One of the ways of doing this would be to create a sovereign wealth fund like Norway has, which would mean the proceeds of the boom would be invested offshore. The foreign investment out of Australia achieved by a SWF would also help to slow the rise in the Australian dollar from a booming economy and would provide a store of savings for when the terms of trade were lower.

Stevens expresses the case slightly more esoterically:
Another approach would be to reflect the higher income variability in our saving and portfolio behaviour rather than our spending behaviour. We could seek to smooth our consumption – responding less to rises or falls in income with changes in spending and allowing the effects to be reflected in fluctuations in saving. In the most ambitious version of this approach, we could seek to hold those savings in assets that provided some sort of natural hedge against the variability of trading partners, or whose returns were at least were uncorrelated with them. Of course, such assets might be hard to find – the international choice of quality assets with reasonable returns these days is a good deal more limited than it used to be.
It is possible that this behaviour might be managed through the decisions of private savers. There might also be a case for some of it occurring through the public finances. That would mean accepting considerably larger cyclical variation in the budget position, and especially considerably larger surpluses in the upswings of future cycles, than those to which we have been accustomed in the past.
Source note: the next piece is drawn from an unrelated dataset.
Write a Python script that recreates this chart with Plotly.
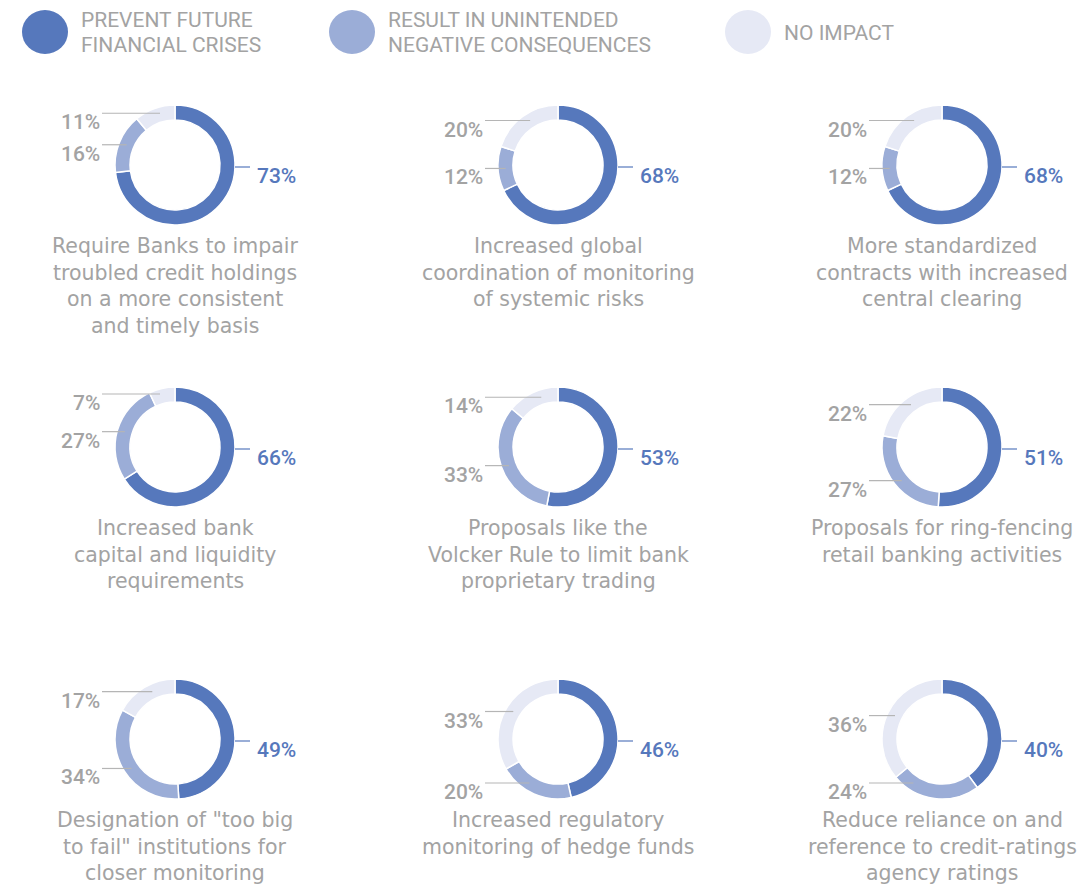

There would also be issues of governance and management of any net asset positions accumulated by the government as part of such an approach, including whether it should be, as some have suggested, in a stabilisation fund of some sort. [He means here a SWF].
Of course if the China boom turns to a bust in the short- to medium-term then I get the feeling all talk of SWFs will be soon forgotten. Let's hope that we keep debating whether it'd be a good idea.